● Stated task
Filter the entries and keep only the lines where the string "this" appears.

— BEGIN Record excerpts —

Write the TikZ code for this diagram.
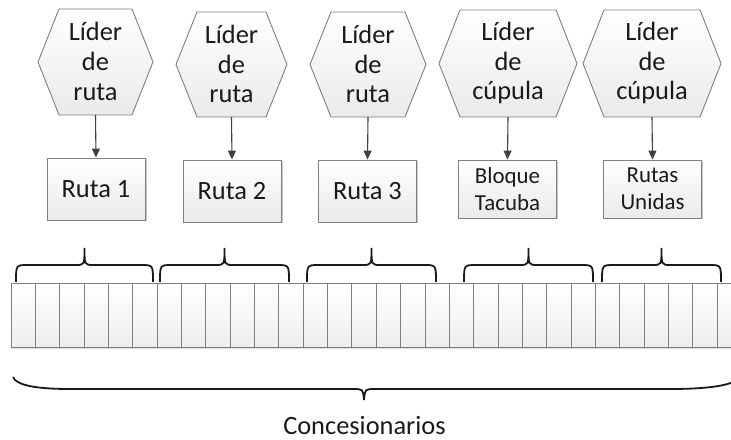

— END Record excerpts —
— BEGIN Record excerpts —

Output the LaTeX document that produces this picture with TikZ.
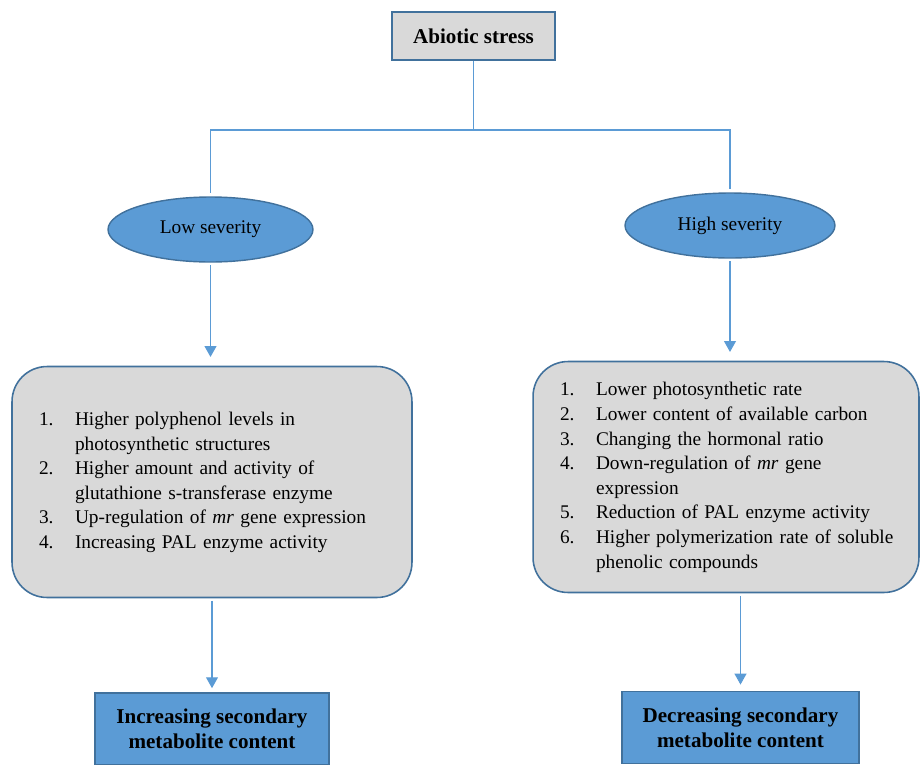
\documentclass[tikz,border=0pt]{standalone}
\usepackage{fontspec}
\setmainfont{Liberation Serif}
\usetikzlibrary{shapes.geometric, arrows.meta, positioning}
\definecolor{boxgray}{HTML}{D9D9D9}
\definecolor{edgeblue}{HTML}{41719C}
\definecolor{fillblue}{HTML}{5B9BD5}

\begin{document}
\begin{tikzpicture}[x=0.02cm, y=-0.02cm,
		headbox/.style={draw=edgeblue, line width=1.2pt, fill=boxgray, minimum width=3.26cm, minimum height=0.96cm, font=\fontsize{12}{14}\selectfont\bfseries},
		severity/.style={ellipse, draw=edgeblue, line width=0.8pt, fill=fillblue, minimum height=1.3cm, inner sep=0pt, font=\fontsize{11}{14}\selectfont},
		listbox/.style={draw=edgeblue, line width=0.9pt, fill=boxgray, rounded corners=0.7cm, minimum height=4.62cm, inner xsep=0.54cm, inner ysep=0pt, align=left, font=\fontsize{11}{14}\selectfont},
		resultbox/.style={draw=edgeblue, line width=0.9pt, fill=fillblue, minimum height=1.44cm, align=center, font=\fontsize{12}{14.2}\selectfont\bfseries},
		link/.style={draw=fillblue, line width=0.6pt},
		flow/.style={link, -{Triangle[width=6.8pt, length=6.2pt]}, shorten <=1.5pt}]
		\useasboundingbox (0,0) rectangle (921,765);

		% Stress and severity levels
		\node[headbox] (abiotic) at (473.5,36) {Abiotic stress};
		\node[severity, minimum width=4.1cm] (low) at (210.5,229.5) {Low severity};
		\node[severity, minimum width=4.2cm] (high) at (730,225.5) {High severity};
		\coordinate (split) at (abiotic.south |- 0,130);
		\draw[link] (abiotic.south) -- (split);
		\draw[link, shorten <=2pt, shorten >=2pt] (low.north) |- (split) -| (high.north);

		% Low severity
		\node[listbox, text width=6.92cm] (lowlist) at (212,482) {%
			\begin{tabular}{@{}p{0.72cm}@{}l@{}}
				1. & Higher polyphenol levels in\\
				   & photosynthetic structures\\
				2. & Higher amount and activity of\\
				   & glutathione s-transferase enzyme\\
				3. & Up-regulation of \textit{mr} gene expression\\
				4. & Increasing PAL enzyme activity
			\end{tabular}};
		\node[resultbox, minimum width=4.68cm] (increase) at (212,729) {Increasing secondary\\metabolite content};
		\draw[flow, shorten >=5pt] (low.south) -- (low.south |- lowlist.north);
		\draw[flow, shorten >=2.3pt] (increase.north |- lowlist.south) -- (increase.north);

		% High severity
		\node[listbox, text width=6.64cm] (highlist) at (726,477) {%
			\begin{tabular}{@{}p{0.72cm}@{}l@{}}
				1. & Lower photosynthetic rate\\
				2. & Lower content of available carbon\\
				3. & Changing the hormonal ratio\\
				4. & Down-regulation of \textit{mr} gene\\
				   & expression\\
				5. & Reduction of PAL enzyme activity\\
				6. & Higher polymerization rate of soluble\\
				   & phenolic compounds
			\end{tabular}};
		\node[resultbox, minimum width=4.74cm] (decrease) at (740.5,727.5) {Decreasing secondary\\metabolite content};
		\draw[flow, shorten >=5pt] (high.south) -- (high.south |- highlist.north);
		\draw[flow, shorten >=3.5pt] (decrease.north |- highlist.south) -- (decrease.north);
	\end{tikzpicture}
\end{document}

— END Record excerpts —

● Complete answer
Write the TikZ code for this diagram.
Output the LaTeX document that produces this picture with TikZ.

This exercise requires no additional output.